Negativ aufgefallen ist zudem das „Greenwashing“eines der Sponsoren der Klimakonferenz, nämlich CocaCola als einer der größten Verursacher von Plastikmüll. Dann fällt auf, dass diesmal Wasser für die Konferenzteilnehmer nicht in wiederbefüllbaren Flaschen zu bekommen ist, sondern Quellwasser, verpackt in Tetrapaks, aus den italienischen Voralpen bei Brescia angekarrt wurde.
Irritierend ist auch, dass es bei dieser Konferenz scheinbar mehr Klimageräte gibt als Journalisten. Draußen hat es knapp 30° C, in den eigens aufgestellten Containersiedlungen und Riesenzelten wird die Temperatur auf unter 20° C gekühlt. Wind- oder Fotovoltaik-Anlagen sieht man rund um Sharm el-Sheikh zwar nicht, der Strom soll aber vor allem aus den vier großen Nil-Staudämmen kommen.
Die Lobbyisten sind wohl ein Grund, aber nicht der einzige, warum die erste von zwei Verhandlungswochen bisher kein herzeigbares Ergebnis brachte. Kein Wunder, dafür müssten einige Staaten wie USA, China, Indien oder Indonesien, die aktuell die größten Emittenten von
Treibhausgasen sind, mit neuen, schärferen Klimazielen vorpreschen. Die Europäer haben das gemacht, und versprechen, bis 2030 nicht 55 Prozent, sondern 57 Prozent Treibhausgase (immer im Vergleich zu 1990) einsparen zu wollen. Das soll gelingen, indem Europas Wälder intensiver als so genannte CO2-Senken genutzt werden.
Streitpunkt Geld
Größter Streitpunkt bleibt das Geld. Die Industrienationen haben ihr Versprechen von den Klimakonferenzen von Kopenhagen (2009) und Paris (2015) bisher nicht eingehalten, ausreichend Geld für ärmere Staaten für „Mitigation
and Adaption“bereitzustellen, also Geld, damit sich auch ärmere Staaten grüne Technologie zum Senken der Treibhausgase leisten können, und andererseits finanzielle Hilfe, damit sie sich an die Folgen der Klimakrise anpassen können (etwa für Dämme, Wasser-Regulierungen, oder Bewässerung).

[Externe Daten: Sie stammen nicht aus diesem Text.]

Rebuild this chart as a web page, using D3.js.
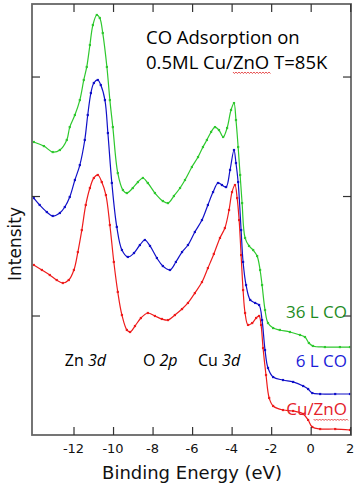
<!DOCTYPE html>
<html>
<head>
<meta charset="utf-8">
<script src="https://cdn.jsdelivr.net/npm/d3@7"></script>
<style>
body { margin: 0; background: #fff; }
svg { display: block; }
.tick-lab { font-family: 'DejaVu Sans', sans-serif; font-size: 13px; fill: #111; }
.ax-lab { font-family: 'DejaVu Sans', sans-serif; font-size: 18px; fill: #111; }
.note { font-family: 'Open Sans', 'Lato', sans-serif; fill: #000; }
</style>
</head>
<body>
<svg id="chart"></svg>
<script>
'use strict';
//Chart size, same as window.
const W = 356, H = 488;
//Plot frame (pixels).
const fL = 32, fR = 351, fT = 4, fB = 435;

//Spectra: binding energy (eV) and intensity (arb. units).
const energyGreen = [-14.01,-13.5,-13.05,-12.69,-12.34,-12.19,-11.93,-11.68,-11.48,-11.33,-11.17,-11.02,-10.82,-10.67,-10.52,-10.31,-10.16,-10.01,-9.76,-9.5,-9.3,-9.0,-8.74,-8.49,-8.24,-7.88,-7.48,-7.22,-6.92,-6.61,-6.36,-6.01,-5.7,-5.45,-5.25,-5.04,-4.84,-4.64,-4.43,-4.23,-4.03,-3.88,-3.78,-3.67,-3.57,-3.47,-3.32,-3.12,-2.91,-2.71,-2.56,-2.46,-2.31,-2.16,-1.9,-1.56,-1.05,-0.54,-0.29,-0.09,0.11,0.72,1.48,1.99];
const intenGreen = [2.452,2.418,2.368,2.385,2.469,2.577,2.678,2.803,2.971,3.08,3.264,3.431,3.515,3.49,3.364,3.08,2.803,2.577,2.192,2.05,2.025,2.067,2.117,2.151,2.109,2.025,1.958,1.941,2.0,2.067,2.134,2.243,2.326,2.41,2.469,2.536,2.577,2.552,2.494,2.569,2.72,2.778,2.636,2.41,2.176,1.941,1.649,1.582,1.548,1.498,1.381,1.255,1.046,0.937,0.895,0.879,0.862,0.837,0.82,0.77,0.745,0.736,0.736,0.736];

const energyBlue = [-14.01,-13.71,-13.35,-13.05,-12.69,-12.44,-12.19,-11.93,-11.68,-11.43,-11.28,-11.12,-10.97,-10.77,-10.62,-10.41,-10.26,-10.06,-9.81,-9.55,-9.25,-8.94,-8.64,-8.39,-8.13,-7.78,-7.48,-7.12,-6.82,-6.51,-6.21,-5.86,-5.5,-5.2,-4.94,-4.69,-4.49,-4.28,-4.08,-3.88,-3.78,-3.67,-3.52,-3.42,-3.27,-3.06,-2.81,-2.61,-2.46,-2.31,-2.16,-1.9,-1.4,-0.89,-0.38,-0.13,0.08,0.48,1.24,1.99];
const intenBlue = [1.983,1.925,1.866,1.833,1.858,1.908,1.992,2.134,2.259,2.469,2.678,2.862,2.946,2.971,2.929,2.803,2.527,2.109,1.741,1.548,1.49,1.523,1.59,1.632,1.582,1.481,1.414,1.381,1.448,1.531,1.59,1.699,1.799,1.925,2.033,2.109,2.092,2.075,2.218,2.385,2.276,2.117,1.715,1.448,1.255,1.13,1.105,1.088,0.962,0.711,0.561,0.485,0.46,0.444,0.41,0.385,0.351,0.343,0.343,0.343];

const energyRed = [-14.01,-13.6,-13.2,-12.85,-12.54,-12.24,-11.98,-11.78,-11.58,-11.38,-11.17,-10.97,-10.77,-10.57,-10.36,-10.16,-9.96,-9.76,-9.55,-9.3,-9.14,-8.89,-8.59,-8.24,-7.88,-7.53,-7.22,-6.87,-6.51,-6.21,-5.86,-5.5,-5.2,-4.9,-4.59,-4.34,-4.13,-3.98,-3.83,-3.72,-3.62,-3.52,-3.42,-3.32,-3.17,-2.96,-2.76,-2.61,-2.51,-2.41,-2.26,-2.1,-1.9,-1.4,-0.89,-0.38,-0.13,0.08,0.48,1.24,1.99];
const intenRed = [1.423,1.381,1.339,1.297,1.272,1.297,1.381,1.531,1.715,1.925,2.067,2.151,2.176,2.117,2.008,1.757,1.448,1.197,1.004,0.879,0.862,0.912,0.979,1.021,0.996,0.971,0.962,1.004,1.054,1.105,1.188,1.28,1.397,1.515,1.649,1.732,1.883,2.033,2.092,1.983,1.799,1.506,1.213,1.021,0.921,0.937,0.979,0.996,0.921,0.728,0.502,0.31,0.243,0.209,0.201,0.176,0.126,0.067,0.05,0.05,0.042];

//Series names and colours.
const seriesNames = ['36 L CO', '6 L CO', 'Cu/ZnO'];
const seriesColors = ['#2ec82e', '#1010c8', '#ee1c1c'];
const labelColors = ['#1e8c1e', '#1c1cd8', '#e4202a'];

//Axis ticks.
const xTicks = [-12, -10, -8, -6, -4, -2, 0, 2];
const yTicks = [1, 2, 3];

//Region labels and the energy where each starts.
const regionNames = [['Zn ', '3d'], ['O ', '2p'], ['Cu ', '3d']];
const regionE = [-12.44, -8.49, -5.7];

const svg = d3.select('#chart').attr('width', W).attr('height', H);

const x = d3.scaleLinear().domain([-14.1, 2.04]).range([fL, fR]);
const y = d3.scaleLinear().domain([0, 3.607]).range([fB, fT]);

//Build the three series.
const series = [
	d3.zip(energyGreen, intenGreen),
	d3.zip(energyBlue, intenBlue),
	d3.zip(energyRed, intenRed)
];

const line = d3.line()
	.x(d => x(d[0]))
	.y(d => y(d[1]))
	.curve(d3.curveCatmullRom.alpha(0.5));

//Draw the lines and data dots, red first so green sits on top.
[2, 1, 0].forEach(i => {
	svg.append('path')
		.datum(series[i])
		.attr('d', line)
		.attr('fill', 'none')
		.attr('stroke', seriesColors[i])
		.attr('stroke-width', 1.2);
	svg.append('g').selectAll('rect')
		.data(series[i])
		.join('rect')
		.attr('x', d => x(d[0]) - 1.1)
		.attr('y', d => y(d[1]) - 1.1)
		.attr('width', 2.2)
		.attr('height', 2.2)
		.attr('fill', seriesColors[i]);
});

//Frame.
svg.append('rect')
	.attr('x', fL).attr('y', fT)
	.attr('width', fR - fL).attr('height', fB - fT)
	.attr('fill', 'none')
	.attr('stroke', '#666')
	.attr('stroke-width', 1.8);

//Ticks pointing inward on all four sides.
const tickLen = 8;
svg.append('g').attr('transform', `translate(0,${fB})`)
	.call(d3.axisTop(x).tickValues(xTicks).tickSize(tickLen).tickFormat(''))
	.call(g => g.select('.domain').remove());
svg.append('g').attr('transform', `translate(0,${fT})`)
	.call(d3.axisBottom(x).tickValues(xTicks).tickSize(tickLen).tickFormat(''))
	.call(g => g.select('.domain').remove());
svg.append('g').attr('transform', `translate(${fL},0)`)
	.call(d3.axisRight(y).tickValues(yTicks).tickSize(tickLen).tickFormat(''))
	.call(g => g.select('.domain').remove());
svg.append('g').attr('transform', `translate(${fR},0)`)
	.call(d3.axisLeft(y).tickValues(yTicks).tickSize(tickLen).tickFormat(''))
	.call(g => g.select('.domain').remove());
svg.selectAll('.tick line').attr('stroke', '#333').attr('stroke-width', 1.2);

//X tick labels below the frame.
svg.append('g').selectAll('text')
	.data(xTicks)
	.join('text')
	.attr('class', 'tick-lab')
	.attr('x', d => x(d))
	.attr('y', 453)
	.attr('text-anchor', 'middle')
	.text(d => d);

//Axis titles.
svg.append('text')
	.attr('class', 'ax-lab')
	.attr('x', 192).attr('y', 479)
	.attr('text-anchor', 'middle')
	.text('Binding Energy (eV)');
svg.append('text')
	.attr('class', 'ax-lab')
	.attr('transform', 'translate(21,244) rotate(-90)')
	.attr('text-anchor', 'middle')
	.style('font-size', '17px')
	.text('Intensity');

//Title lines.
svg.append('text')
	.attr('class', 'note')
	.attr('x', 146).attr('y', 44)
	.style('font-size', '18.5px')
	.text('CO Adsorption on');
const t2 = svg.append('text')
	.attr('class', 'note')
	.attr('x', 146).attr('y', 69)
	.style('font-size', '18.5px');
t2.append('tspan').text('0.5ML Cu/');
t2.append('tspan').text('ZnO');
t2.append('tspan').text(' T=85K');

//Region labels.
regionNames.forEach((r, i) => {
	const t = svg.append('text')
		.attr('class', 'note')
		.attr('x', x(regionE[i])).attr('y', 366)
		.style('font-size', '16px');
	t.append('tspan').text(r[0]);
	t.append('tspan').style('font-style', 'italic').text(r[1]);
});

//Series labels at the right.
const labY = [318, 367, 415];
const labels = seriesNames.map((n, i) => svg.append('text')
	.attr('class', 'note')
	.attr('x', 347).attr('y', labY[i])
	.attr('text-anchor', 'end')
	.style('font-size', '17px')
	.style('fill', labelColors[i])
	.text(n));

//Red wavy spell-check underline.
function wavy(x0, x1, yy) {
	let p = `M${x0},${yy}`;
	for (let xx = x0, k = 0; xx < x1; xx += 1.5, k++) {
		p += ` L${xx + 1.5},${yy + (k % 2 ? 0 : 1.5)}`;
	}
	svg.append('path').attr('d', p).attr('fill', 'none')
		.attr('stroke', '#e02020').attr('stroke-width', 0.8);
}
//Under "ZnO" in the title.
const full = t2.node();
const startZ = full.getSubStringLength(0, 9);
const lenZ = full.getSubStringLength(9, 3);
wavy(146 + startZ, 146 + startZ + lenZ, 72);
//Under "ZnO" in the Cu/ZnO label.
const lab3 = labels[2].node();
const z3 = lab3.getSubStringLength(3, 3);
wavy(347 - z3, 347, 419);
</script>
</body>
</html>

Einhundert Milliarden jährlich waren ab 2020 versprochen, immerhin 83 Milliarden sind es im Vorjahr gewesen. Allerdings vor allem in Form von Krediten, Darlehen und Haftungen – der Westen verdient sogar Geld.
Ganz neu ist, dass die UNO auf Druck der vulnerablen Staaten einen eigenen
Fonds für bereits eingetretene Klimaschäden einrichten will. Die Sorge mancher reichen Staaten ist aber groß, dass damit ein Fass ohne Boden aufgemacht werden könnte.
Gute Nachrichten kamen von einem Bericht der Energy & Climate Intelligence Unit, einer britischen Organisation, wonach sich die Klima- und Energiewende beschleunige, weil Wind- und Fotovoltaikanlagen immer billiger werden. Dennoch wird bezweifelt, dass die Geschwindigkeit ausreicht, um die Erderwärmung unter dem Pariser Klimaziel (maximal 1,5° C Erwärmung) zu halten. Das wird die schwierigste Aufgabe dieser Klimakonferenz.